Photo by Alexander Grigoryev on Unsplash

There is a highly centralized nature to today’s Internet. Popular web applications are often closed-source, proprietary, and hosted by a few data centers run by big tech companies. Likewise, a failure of a critical data center can also result in the collapse of large sections of the internet. The fact that centralized, corporate web services are able to censor or deplatform applications is another major concern (particularly for privacy advocates).

The Internet Computer is a blockchain that weaves together the compute capacity of independent data centers around the world to create a decentralized “world computer” that is capable of hosting virtually any software imaginable. The idea behind the Internet Computer is that software run on a blockchain has significant advantages over traditional software because it is highly secure and allows developers to make commitments in their code that they cannot later revoke.

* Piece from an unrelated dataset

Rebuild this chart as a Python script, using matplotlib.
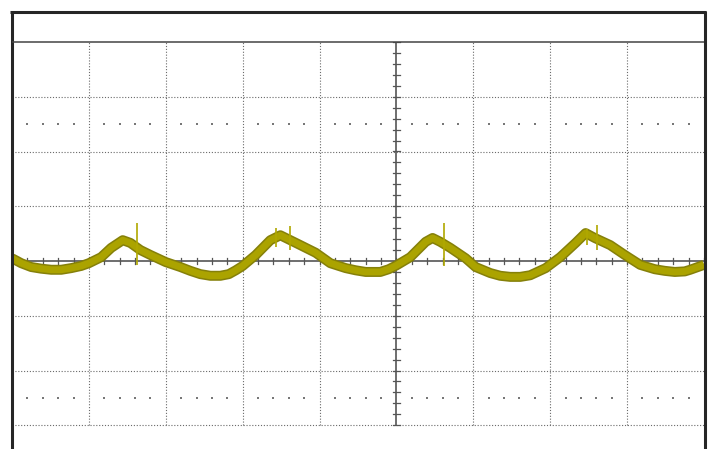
import numpy as np
import matplotlib
matplotlib.use("Agg")
import matplotlib.pyplot as plt
from matplotlib.lines import Line2D

# trace, in divisions (x: time div, y: volt div)
trace_x = [-5.0, -4.88, -4.75, -4.62, -4.49, -4.36, -4.23, -4.1, -4.0, -3.84,
           -3.71, -3.56, -3.46, -3.33, -3.2, -3.0, -2.81, -2.68, -2.55, -2.42,
           -2.29, -2.18, -2.09, -2.0, -1.83, -1.64, -1.51, -1.38, -1.25, -1.05,
           -0.86, -0.66, -0.53, -0.4, -0.21, -0.1, 0.0, 0.18, 0.38, 0.47,
           0.57, 0.7, 0.9, 1.03, 1.22, 1.35, 1.48, 1.61, 1.74, 1.94,
           2.13, 2.33, 2.46, 2.58, 2.78, 2.97, 3.17, 3.36, 3.49, 3.62,
           3.75, 3.82, 4.0]
trace_y = [0.05, -0.04, -0.11, -0.14, -0.16, -0.16, -0.13, -0.09, -0.04, 0.07,
           0.24, 0.38, 0.33, 0.2, 0.11, -0.02, -0.11, -0.18, -0.24, -0.27,
           -0.27, -0.24, -0.17, -0.09, 0.11, 0.38, 0.47, 0.38, 0.29, 0.15,
           -0.04, -0.13, -0.17, -0.2, -0.2, -0.15, -0.08, 0.07, 0.35, 0.42,
           0.35, 0.24, 0.05, -0.11, -0.22, -0.27, -0.29, -0.29, -0.26, -0.13,
           0.07, 0.33, 0.51, 0.42, 0.29, 0.11, -0.07, -0.15, -0.18, -0.2,
           -0.19, -0.16, -0.07]

# glitch spikes on the trace
spike_x = [-3.38, -1.56, -1.38, 0.62, 2.48, 2.61]
spike_lo = [-0.07, 0.25, 0.2, -0.09, 0.3, 0.2]
spike_hi = [0.69, 0.6, 0.64, 0.69, 0.58, 0.66]

x_min, x_max = -5, 4
y_top, y_bot_grid = 4, -3

W, H = 709, 449
fig = plt.figure(figsize=(W / 100, H / 100), dpi=100)
fig.patch.set_facecolor("white")

ax = fig.add_axes([12 / W, 0, (704 - 12) / W, 1 - 42 / H])
ax.set_xlim(x_min, x_max)
ax.set_ylim(-(449 - 261) / 54.75, y_top)
ax.axis("off")

grid_col = "#6a6a6a"
dot_style = (0, (1, 1.6))

# graticule
for gx in range(x_min + 1, x_max):
    if gx == 0:
        continue
    ax.plot([gx, gx], [y_bot_grid, y_top], color=grid_col, lw=0.8,
            linestyle=dot_style, zorder=1)
for gy in range(y_bot_grid, y_top):
    if gy == 0:
        continue
    ax.plot([x_min, x_max], [gy, gy], color=grid_col, lw=0.8,
            linestyle=dot_style, zorder=1)

# dotted rows at +/-2.5 div
sub = np.arange(x_min, x_max + 0.001, 0.2)
sub = sub[np.abs(sub - np.round(sub)) > 0.05]
for ry in [2.5, -2.5]:
    ax.scatter(sub, np.full(len(sub), ry), marker="s", s=1.2, color="#777777",
               linewidths=0, zorder=1)

# center axes with minor ticks
ax.plot([x_min, x_max], [0, 0], color="#555555", lw=1.2, zorder=2)
ax.plot([0, 0], [y_bot_grid, y_top], color="#555555", lw=1.2, zorder=2)
for tx in np.arange(x_min, x_max + 0.001, 0.2):
    ax.plot([tx, tx], [-0.055, 0.055], color="#555555", lw=0.9, zorder=2)
for ty in np.arange(y_bot_grid, y_top + 0.001, 0.2):
    ax.plot([-0.05, 0.05], [ty, ty], color="#555555", lw=0.9, zorder=2)

# trace: dark edge under a brighter olive band
ax.plot(trace_x, trace_y, color="#85800a", lw=7.2, solid_joinstyle="round",
        solid_capstyle="butt", zorder=3)
ax.plot(trace_x, trace_y, color="#aba300", lw=5.0, solid_joinstyle="round",
        solid_capstyle="butt", zorder=4)
ax.vlines(spike_x, spike_lo, spike_hi, color="#b0a800", lw=1.2, zorder=5)

# screen frame and header divider (figure pixels)
def fig_line(x0, y0, x1, y1, color, lw):
    fig.add_artist(Line2D([x0 / W, x1 / W], [1 - y0 / H, 1 - y1 / H],
                          color=color, lw=lw, solid_capstyle="butt"))

fig_line(10, 12, 706, 12, "#262626", 2.2)
fig_line(12, 11, 12, 449, "#262626", 2.2)
fig_line(704.5, 11, 704.5, 449, "#262626", 2.2)
fig_line(12, 42, 704, 42, "#444444", 1.1)

fig.savefig("out.png", dpi=100, facecolor="white")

It uniquely enables developers, organizations, and entrepreneurs to build and deploy secure, autonomous, and tamper-proof canisters, an evolution of smart contracts.

What is Canister?

One of the most crucial concepts to remember is that the Internet Computer is a blockchain that allows distributed, running software in a distributed, replicated way.

When you write source code for a dapp that runs on the Internet Computer, you compile the source code into a WebAssembly module. When you deploy the WebAssembly module that contains your program on the Internet Computer blockchain, the program is executed inside a conceptual computational unit called a canister smart contract, or canister in short.

End-users can interact with the canister smart contract once it is deployed, by accessing the entry point functions you have defined for that canister through a front-end client such as a browser.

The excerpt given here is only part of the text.